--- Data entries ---
%%

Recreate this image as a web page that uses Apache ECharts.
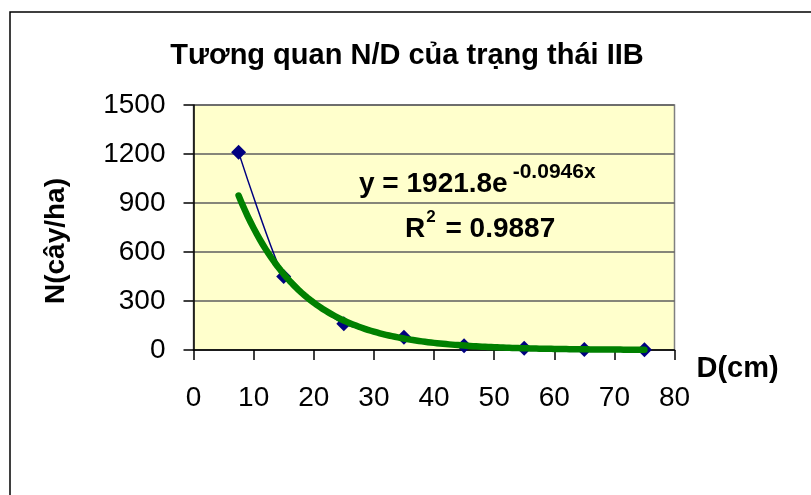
<!DOCTYPE html>
<html>
<head>
<meta charset="utf-8">
<script src="https://cdn.jsdelivr.net/npm/echarts@6/dist/echarts.min.js"></script>
<style>
  html, body { margin: 0; padding: 0; background: #fff; }
  #chart { width: 811px; height: 495px; }
</style>
</head>
<body>
<div id="chart"></div>
<script>
// Diameter classes (cm) and stand density N (trees/ha)
const diameters = [7.5, 15, 25, 35, 45, 55, 65, 75];
const density = [1210, 450, 160, 78, 26, 10, 3, 2];

// Exponential trend line stated on the chart: y = a * e^(b x)
const trendA = 1921.8;
const trendB = -0.0946;
const trendR2 = 0.9887;

const xTicks = [0, 10, 20, 30, 40, 50, 60, 70, 80];
const yTicks = [0, 300, 600, 900, 1200, 1500];

const observed = diameters.map((d, i) => [d, density[i]]);
const trend = [];
for (let x = diameters[0]; x <= diameters[diameters.length - 1] + 1e-9; x += 0.5) {
  trend.push([x, trendA * Math.exp(trendB * x)]);
}

const chart = echarts.init(document.getElementById('chart'), null, { renderer: 'canvas' });
const font = 'Arial, "Liberation Sans", sans-serif';

chart.setOption({
  backgroundColor: '#ffffff',
  animation: false,
  title: {
    text: 'Tương quan N/D của trạng thái IIB',
    left: 402, top: 36, textAlign: 'center',
    textStyle: { fontFamily: font, fontWeight: 'bold', fontSize: 29, color: '#000' }
  },
  grid: {
    left: 193.5, right: 136.5, top: 105, bottom: 145,
    show: true, backgroundColor: '#FFFFCC', borderColor: '#808080', borderWidth: 1.5
  },
  xAxis: {
    type: 'value', min: xTicks[0], max: xTicks[xTicks.length - 1], interval: 10,
    name: 'D(cm)', nameLocation: 'end', nameGap: 0,
    nameTextStyle: { fontFamily: font, fontWeight: 'bold', fontSize: 29, color: '#000',
      align: 'left', verticalAlign: 'top', padding: [4, 0, 0, 22] },
    axisLine: { show: true, lineStyle: { color: '#000', width: 1.5 } },
    axisTick: { show: true, inside: false, length: 10, lineStyle: { color: '#000', width: 1.5 } },
    axisLabel: { fontFamily: font, fontSize: 28, color: '#000', margin: 34 },
    splitLine: { show: false }
  },
  yAxis: {
    type: 'value', min: yTicks[0], max: yTicks[yTicks.length - 1], interval: 300,
    axisLine: { show: true, lineStyle: { color: '#000', width: 1.5 } },
    axisTick: { show: true, inside: false, length: 10, lineStyle: { color: '#000', width: 1.5 } },
    axisLabel: { fontFamily: font, fontSize: 28, color: '#000', margin: 28,
      formatter: v => String(v) },
    splitLine: { show: true, lineStyle: { color: '#5e5e5e', width: 1.5 } }
  },
  series: [
    {
      name: 'N',
      type: 'line',
      data: observed,
      smooth: 0.15,
      symbol: 'diamond',
      symbolSize: 15,
      itemStyle: { color: '#000080' },
      lineStyle: { color: '#000080', width: 1.5 },
      z: 2
    },
    {
      name: 'Trend',
      type: 'line',
      data: trend,
      showSymbol: false,
      symbol: 'none',
      lineStyle: { color: '#008000', width: 6.5, cap: 'round', join: 'round' },
      z: 3
    }
  ],
  graphic: [
    { type: 'rect', shape: { x: 10, y: 12, width: 900, height: 600 },
      style: { fill: 'none', stroke: '#000', lineWidth: 1.5 }, z: 100, silent: true },
    // vertical axis title
    { type: 'text', x: 56, y: 241, rotation: Math.PI / 2, z: 100,
      style: {
        text: 'N(cây/ha)', align: 'center', verticalAlign: 'middle',
        font: 'bold 28px Arial, "Liberation Sans", sans-serif', fill: '#000'
      } },
    // trend line equation and goodness of fit
    { type: 'text', x: 359, y: 162, z: 100,
      style: {
        text: '{b|y = ' + trendA.toFixed(1) + 'e}{s|' + trendB.toFixed(4) + 'x}',
        rich: {
          b: { fontFamily: font, fontWeight: 'bold', fontSize: 28, fill: '#000' },
          s: { fontFamily: font, fontWeight: 'bold', fontSize: 21, fill: '#000', padding: [0, 0, 24, 5] }
        }
      } },
    { type: 'text', x: 405, y: 209, z: 100,
      style: {
        text: '{b|R}{s|2}{b| = ' + trendR2.toFixed(4) + '}',
        rich: {
          b: { fontFamily: font, fontWeight: 'bold', fontSize: 28, fill: '#000' },
          s: { fontFamily: font, fontWeight: 'bold', fontSize: 17, fill: '#000', padding: [0, 2, 24, 1] }
        }
      } }
  ]
});
</script>
</body>
</html>
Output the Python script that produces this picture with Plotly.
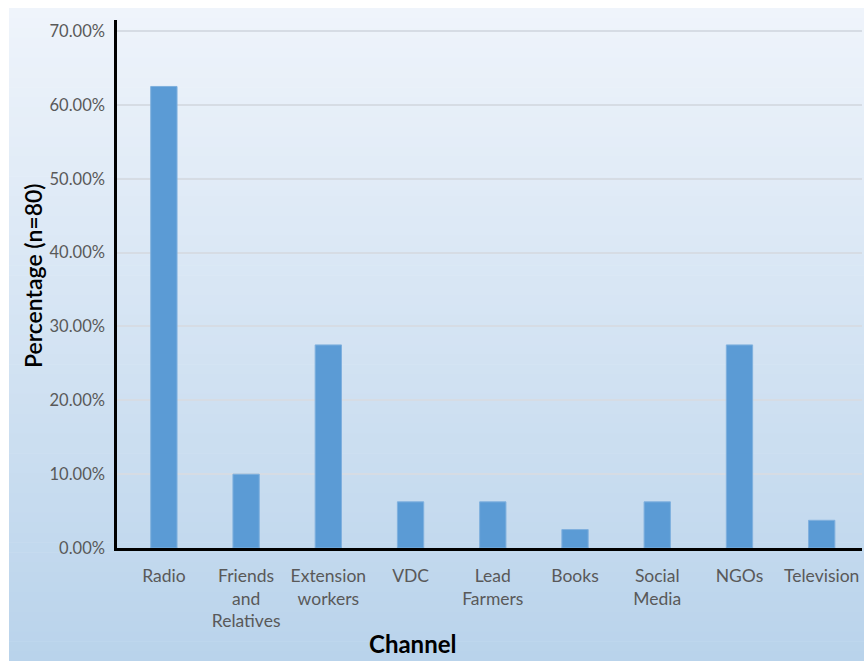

%%

--- What is needed ---
Output the data exactly. Pictures don't belong in the result.

--- Output ---
Recreate this image as a web page that uses Apache ECharts.
<!DOCTYPE html>
<html>
<head>
<meta charset="utf-8">
<script src="https://cdn.jsdelivr.net/npm/echarts@6/dist/echarts.min.js"></script>
<style>
  html, body { margin: 0; padding: 0; background: #fff; }
  #chart { width: 811px; height: 495px; }
</style>
</head>
<body>
<div id="chart"></div>
<script>
// Diameter classes (cm) and stand density N (trees/ha)
const diameters = [7.5, 15, 25, 35, 45, 55, 65, 75];
const density = [1210, 450, 160, 78, 26, 10, 3, 2];

// Exponential trend line stated on the chart: y = a * e^(b x)
const trendA = 1921.8;
const trendB = -0.0946;
const trendR2 = 0.9887;

const xTicks = [0, 10, 20, 30, 40, 50, 60, 70, 80];
const yTicks = [0, 300, 600, 900, 1200, 1500];

const observed = diameters.map((d, i) => [d, density[i]]);
const trend = [];
for (let x = diameters[0]; x <= diameters[diameters.length - 1] + 1e-9; x += 0.5) {
  trend.push([x, trendA * Math.exp(trendB * x)]);
}

const chart = echarts.init(document.getElementById('chart'), null, { renderer: 'canvas' });
const font = 'Arial, "Liberation Sans", sans-serif';

chart.setOption({
  backgroundColor: '#ffffff',
  animation: false,
  title: {
    text: 'Tương quan N/D của trạng thái IIB',
    left: 402, top: 36, textAlign: 'center',
    textStyle: { fontFamily: font, fontWeight: 'bold', fontSize: 29, color: '#000' }
  },
  grid: {
    left: 193.5, right: 136.5, top: 105, bottom: 145,
    show: true, backgroundColor: '#FFFFCC', borderColor: '#808080', borderWidth: 1.5
  },
  xAxis: {
    type: 'value', min: xTicks[0], max: xTicks[xTicks.length - 1], interval: 10,
    name: 'D(cm)', nameLocation: 'end', nameGap: 0,
    nameTextStyle: { fontFamily: font, fontWeight: 'bold', fontSize: 29, color: '#000',
      align: 'left', verticalAlign: 'top', padding: [4, 0, 0, 22] },
    axisLine: { show: true, lineStyle: { color: '#000', width: 1.5 } },
    axisTick: { show: true, inside: false, length: 10, lineStyle: { color: '#000', width: 1.5 } },
    axisLabel: { fontFamily: font, fontSize: 28, color: '#000', margin: 34 },
    splitLine: { show: false }
  },
  yAxis: {
    type: 'value', min: yTicks[0], max: yTicks[yTicks.length - 1], interval: 300,
    axisLine: { show: true, lineStyle: { color: '#000', width: 1.5 } },
    axisTick: { show: true, inside: false, length: 10, lineStyle: { color: '#000', width: 1.5 } },
    axisLabel: { fontFamily: font, fontSize: 28, color: '#000', margin: 28,
      formatter: v => String(v) },
    splitLine: { show: true, lineStyle: { color: '#5e5e5e', width: 1.5 } }
  },
  series: [
    {
      name: 'N',
      type: 'line',
      data: observed,
      smooth: 0.15,
      symbol: 'diamond',
      symbolSize: 15,
      itemStyle: { color: '#000080' },
      lineStyle: { color: '#000080', width: 1.5 },
      z: 2
    },
    {
      name: 'Trend',
      type: 'line',
      data: trend,
      showSymbol: false,
      symbol: 'none',
      lineStyle: { color: '#008000', width: 6.5, cap: 'round', join: 'round' },
      z: 3
    }
  ],
  graphic: [
    { type: 'rect', shape: { x: 10, y: 12, width: 900, height: 600 },
      style: { fill: 'none', stroke: '#000', lineWidth: 1.5 }, z: 100, silent: true },
    // vertical axis title
    { type: 'text', x: 56, y: 241, rotation: Math.PI / 2, z: 100,
      style: {
        text: 'N(cây/ha)', align: 'center', verticalAlign: 'middle',
        font: 'bold 28px Arial, "Liberation Sans", sans-serif', fill: '#000'
      } },
    // trend line equation and goodness of fit
    { type: 'text', x: 359, y: 162, z: 100,
      style: {
        text: '{b|y = ' + trendA.toFixed(1) + 'e}{s|' + trendB.toFixed(4) + 'x}',
        rich: {
          b: { fontFamily: font, fontWeight: 'bold', fontSize: 28, fill: '#000' },
          s: { fontFamily: font, fontWeight: 'bold', fontSize: 21, fill: '#000', padding: [0, 0, 24, 5] }
        }
      } },
    { type: 'text', x: 405, y: 209, z: 100,
      style: {
        text: '{b|R}{s|2}{b| = ' + trendR2.toFixed(4) + '}',
        rich: {
          b: { fontFamily: font, fontWeight: 'bold', fontSize: 28, fill: '#000' },
          s: { fontFamily: font, fontWeight: 'bold', fontSize: 17, fill: '#000', padding: [0, 2, 24, 1] }
        }
      } }
  ]
});
</script>
</body>
</html>
Output the Python script that produces this picture with Plotly.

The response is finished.